Why CEI Has the Best Party in Town

by

Friend and development dude Al Canata was relieved last week to learn I couldn’t make the Competitive Enterprise Institute’s annual dinner, held tonight at the JW Marriott a couple of blocks from the White House.

CEI had broken the previous year’s million dollars-plus fundraising record, Al said, which created a problem. There are only so many seats to go around. My voluntarily not going — because of the fallout from the mother of all flus coupled with a catastrophic computer failure — meant one less person he’d have to disappoint.

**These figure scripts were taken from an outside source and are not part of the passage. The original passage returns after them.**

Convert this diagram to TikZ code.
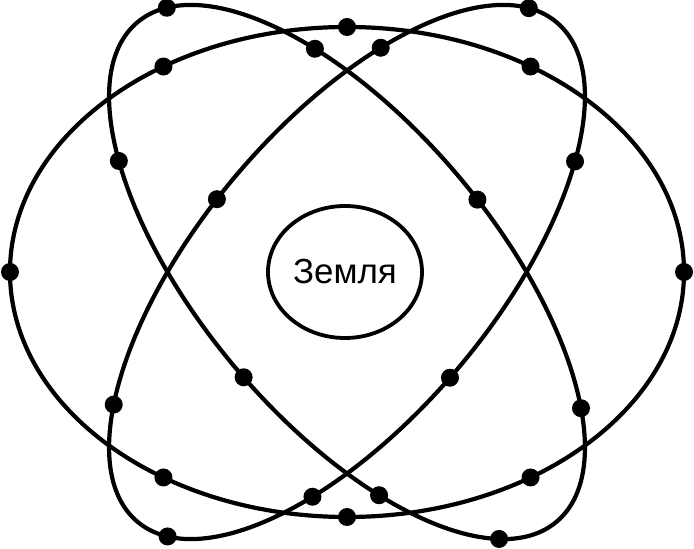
\documentclass[tikz,border=0pt]{standalone}
\usepackage{fontspec}
\setmainfont{Liberation Sans}
\usetikzlibrary{shapes.geometric}

\begin{document}
\begin{tikzpicture}[
    x=1bp, y=1bp,
    orbit/.style={draw=black, line width=4.2bp},
    satdot/.style={circle, fill=black, minimum size=18bp, inner sep=0pt},
    planet/.style={ellipse, draw=black, line width=3.8bp, fill=white,
                   minimum width=154bp, minimum height=132bp, inner sep=0pt,
                   font=\fontsize{35}{40}\selectfont},
  ]
    \useasboundingbox (-347,-277) rectangle (347,272);

    \draw[orbit] (0,0) ellipse [x radius=337bp, y radius=245bp];
    \begin{scope}[rotate=-50]
      \draw[orbit] (0,0) ellipse [x radius=326bp, y radius=147bp];
      \node[satdot] (a1) at (167.5:326 and 147) {};
      \node[satdot] (a2) at (224.7:326 and 147) {};
      \node[satdot] (a3) at (272.5:326 and 147) {};
      \node[satdot] (a4) at (306:326 and 147) {};
      \node[satdot] (a5) at (338:326 and 147) {};
      \node[satdot] (a6) at (38.6:326 and 147) {};
      \node[satdot] (a7) at (85:326 and 147) {};
      \node[satdot] (a8) at (126:326 and 147) {};
    \end{scope}
    \begin{scope}[rotate=50]
      \draw[orbit] (0,0) ellipse [x radius=326bp, y radius=147bp];
      \node[satdot] (b1) at (11.9:326 and 147) {};
      \node[satdot] (b2) at (315.2:326 and 147) {};
      \node[satdot] (b3) at (267.4:326 and 147) {};
      \node[satdot] (b4) at (233.4:326 and 147) {};
      \node[satdot] (b5) at (192.8:326 and 147) {};
      \node[satdot] (b6) at (140.5:326 and 147) {};
      \node[satdot] (b7) at (94.9:326 and 147) {};
      \node[satdot] (b8) at (53.6:326 and 147) {};
    \end{scope}

    \node[satdot] (h1) at (0:337 and 245) {};
    \node[satdot] (h2) at (57:337 and 245) {};
    \node[satdot] (h3) at (90:337 and 245) {};
    \node[satdot] (h4) at (123:337 and 245) {};
    \node[satdot] (h5) at (180:337 and 245) {};
    \node[satdot] (h6) at (237:337 and 245) {};
    \node[satdot] (h7) at (270:337 and 245) {};
    \node[satdot] (h8) at (303:337 and 245) {};

    \node[planet] (earth) at (-2,0) {Земля};
  \end{tikzpicture}
\end{document}
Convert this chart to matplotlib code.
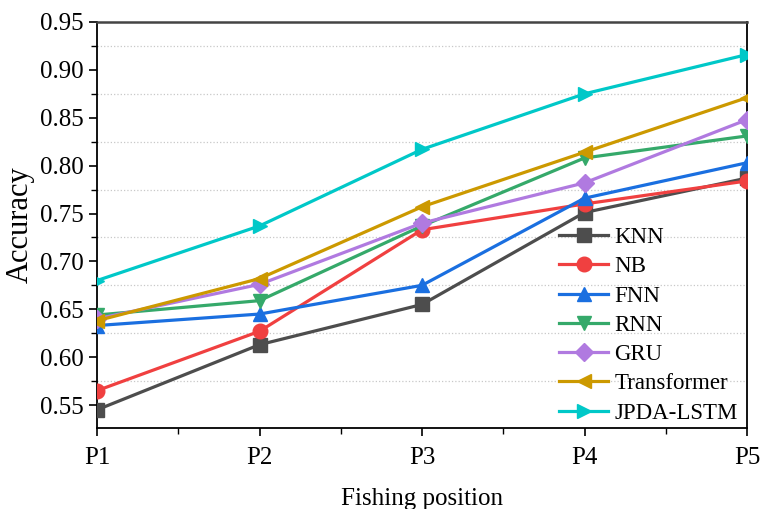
import matplotlib
matplotlib.use('Agg')
import matplotlib.pyplot as plt
from matplotlib.ticker import MultipleLocator

plt.rcParams['font.family'] = ['Liberation Serif', 'DejaVu Serif']

positions = ['P1', 'P2', 'P3', 'P4', 'P5']

knn = [0.545, 0.613, 0.655, 0.751, 0.787]
nb = [0.565, 0.627, 0.733, 0.760, 0.784]
fnn = [0.633, 0.645, 0.675, 0.766, 0.803]
rnn = [0.644, 0.659, 0.737, 0.808, 0.831]
gru = [0.640, 0.676, 0.740, 0.782, 0.848]
transformer = [0.638, 0.682, 0.757, 0.814, 0.871]
jpda_lstm = [0.680, 0.737, 0.817, 0.875, 0.916]

series = [
    ('KNN', knn, '#4d4d4d', 's'),
    ('NB', nb, '#f04040', 'o'),
    ('FNN', fnn, '#1a6fe0', '^'),
    ('RNN', rnn, '#35a96a', 'v'),
    ('GRU', gru, '#b07ae0', 'D'),
    ('Transformer', transformer, '#cc9900', '<'),
    ('JPDA-LSTM', jpda_lstm, '#00c8c8', '>'),
]

fig = plt.figure(figsize=(7.61, 5.09), dpi=100)
ax = fig.add_axes([97 / 761, 1 - 428 / 509, 650 / 761, 406 / 509])

x = range(len(positions))
for name, vals, color, marker in series:
    ms = 9 if marker == 'D' else 10.5
    ax.plot(x, vals, color=color, marker=marker, markersize=ms,
            linewidth=2.3, label=name, zorder=3)

ax.set_xlim(0, 4)
ax.set_ylim(0.526, 0.95)
ax.set_xticks(list(x))
ax.set_xticklabels(positions)
ax.xaxis.set_minor_locator(MultipleLocator(0.5))
ax.yaxis.set_major_locator(MultipleLocator(0.05))
ax.yaxis.set_minor_locator(MultipleLocator(0.025))
ax.yaxis.set_major_formatter(plt.FormatStrFormatter('%.2f'))
ax.grid(which='minor', axis='y', linestyle=':', color='#c8c8c8', linewidth=0.9)

ax.tick_params(which='both', direction='out', labelsize=18, top=False, right=False)
ax.tick_params(which='major', length=6, width=1.2)
ax.tick_params(which='minor', length=4, width=1.0)
ax.tick_params(axis='x', pad=8)
for side in ['left', 'bottom', 'right']:
    ax.spines[side].set_linewidth(1.3)
    ax.spines[side].set_color('black')
ax.spines['top'].set_linewidth(1.8)
ax.spines['top'].set_color('#444444')

ax.set_xlabel('Fishing position', fontsize=18, labelpad=13)
ax.set_ylabel('Accuracy', fontsize=22, labelpad=4)

ax.legend(loc='lower right', frameon=False, fontsize=16.5, handlelength=2.1,
          labelspacing=0.36, handletextpad=0.3, borderaxespad=0.0,
          bbox_to_anchor=(1.0, -0.012))

fig.savefig('out.png', dpi=100)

Some folks in DC talk about the White House Correspondents Dinner as “nerd prom,” but the real intellectual prommery happens at the CEI dinner. This year the event is so big it demands a subtitle: “Bourbon and BBQ Bash: Liberty Served Smooth and Smokin’.” Reason’s Matt Welch will emcee with his hipster glasses. Vice presidential hopeful Carly Fiorina will keynote. Nobel laureate economist Vernon Smith will accept an award named after the late Julian Simon.

All of the above could make it sound like slightly larger version of a DC dinner with a libertarian twist. It’s not. It’s the best party in DC, and even that undersells it because it’s really a series of parties. There’s the before party, the dinner, the after party, the after-after parties. Most right-of-center shops in DC have already written off any productivity goals for tomorrow morning.

Booze flows freely and copiously through all of this, of course, but that’s only part of what makes it work. Every year, all of the staff from CEI pitch in in some way to help bring the event off. For instance, this year, the centerpieces on all of the tables will feature empty bourbon bottles. I have it on good authority that CEI workers almost to a man pitched in to bail the liquid out of those bottles.

Then of course there’s the staff video — an amateur number by the folks at CEI illustrating the virtues of markets or the vices of cronyism and bureaucracy. The one year I was on staff as the Warren T. Brookes Fellow, they had me grow out some beard stubble, put on a long black coat and sell a back-alley hamburger to future rebels against a much more Michelle Obama-compliant America.

The Spectator requested a copy of this year’s video, but the powers-that-be at CEI didn’t want to spoil it. They would only say that it has a “Western theme” and will be available to the world via YouTube sometime after the dinner.

To the guy sitting in my seat, I say: Have a great time but don’t get too comfortable. I’m coming back next year.